I remember my first operations meeting, held at the Mission’s logistics compound. It was the first of a hundred banal meetings, probably focused on photocopier repair and carpet installation, but I looked around the table at my colleagues (Dutch, Romanian, British, American, Austrian) and it felt like the most important place to be in the world. I felt like I was doing something important. I still don’t know if I was, but I’d never been happier.

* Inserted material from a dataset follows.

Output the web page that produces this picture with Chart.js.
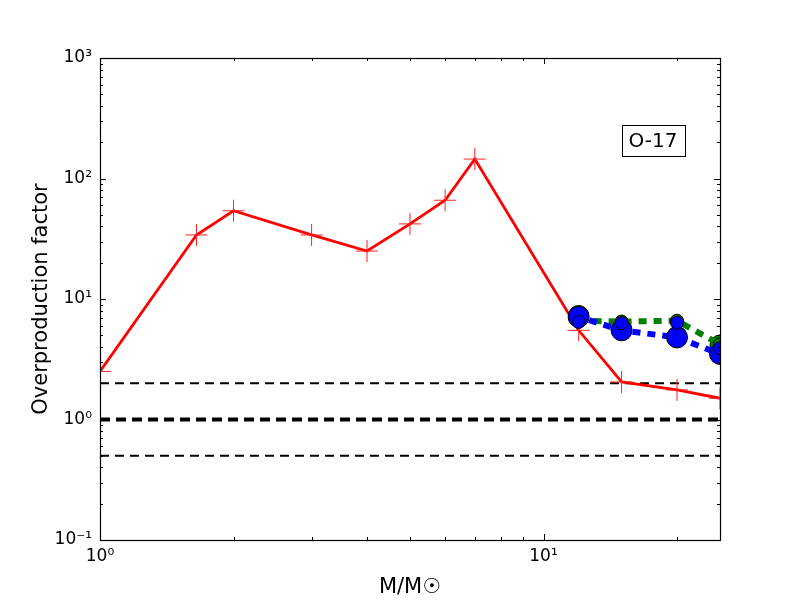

My job, as is it turned out, was a lot of fun. I managed an IT support team composed almost exclusively of Kosovo-Albanian computer geeks in their twenties (with one beleaguered Serb to round out the group). Many of them had hidden in their apartments with the lights off for the past few years, or fled to Sweden or Albania. They were a bunch of affable young guys who were as happy to have their jobs as I was to have mine. Some of them supported their entire families, including their parents, on a fraction of my salary. We became quick friends and they toured me around the villages and towns during the weekends, occasionally getting stranded on mountain passes. We drove to McDonald’s in Skopje, a four-hour round trip.
And critically, I was getting paid. My wages were divided between a relatively modest salary of about $42,000 a year, and a “basic living allowance,” or more accurately, the “please work in Kosovo allowance” of 108 Euros a day. While I would have happily worked in Kosovo for the salary alone, I quickly realized why the extra allowance was provided. Once the euphoria wore off, life in Pristina was boring and lonely. I watched a lot of BBC news, when there was power. I did a lot of ironing, when there was power. When there wasn’t power, I wrapped myself in sweaters and a pea coat and lay on my bed and looked at the ceiling and tried to remember why I was there. It was a long winter. Many of my expat colleagues drank their way to June.
The bleakness was alleviated when, that spring, I got a visitor. D.D.— beautiful, wonderful, awesome D.D.—flew to Pristina in March. I picked her up from the airport, watching her eyes as she observed the tanks, barbed wire, and burned out neighborhoods, wondering whether she was wondering if she had made a terrible mistake coming to this place. She planned to visit for two weeks, but she stayed for four months. We fell in love. And we splurged a bit, traveling to Croatia, Montenegro, and Greece. I turned 30 on a beach in Budva, Montenegro, D.D. by my side, marveling at how things had worked out.
Despite these modest indulgences, I had to get creative to spend more than a 1500 Euros a month in Pristina, so all of my salary and most of my living allowance went to the bank. I was dutifully paying off my debts at a rate of $4,000 a month without fail, without excuses. First came my dad and the credit cards, then the student loans. I hadn’t hit the lottery. This was better. At this rate, I would have everything paid off by June 2005. If I could stay in Kosovo and survive two more winters, I would return to the States with a clean slate.
But then something unexpected happened. I went to Iraq instead.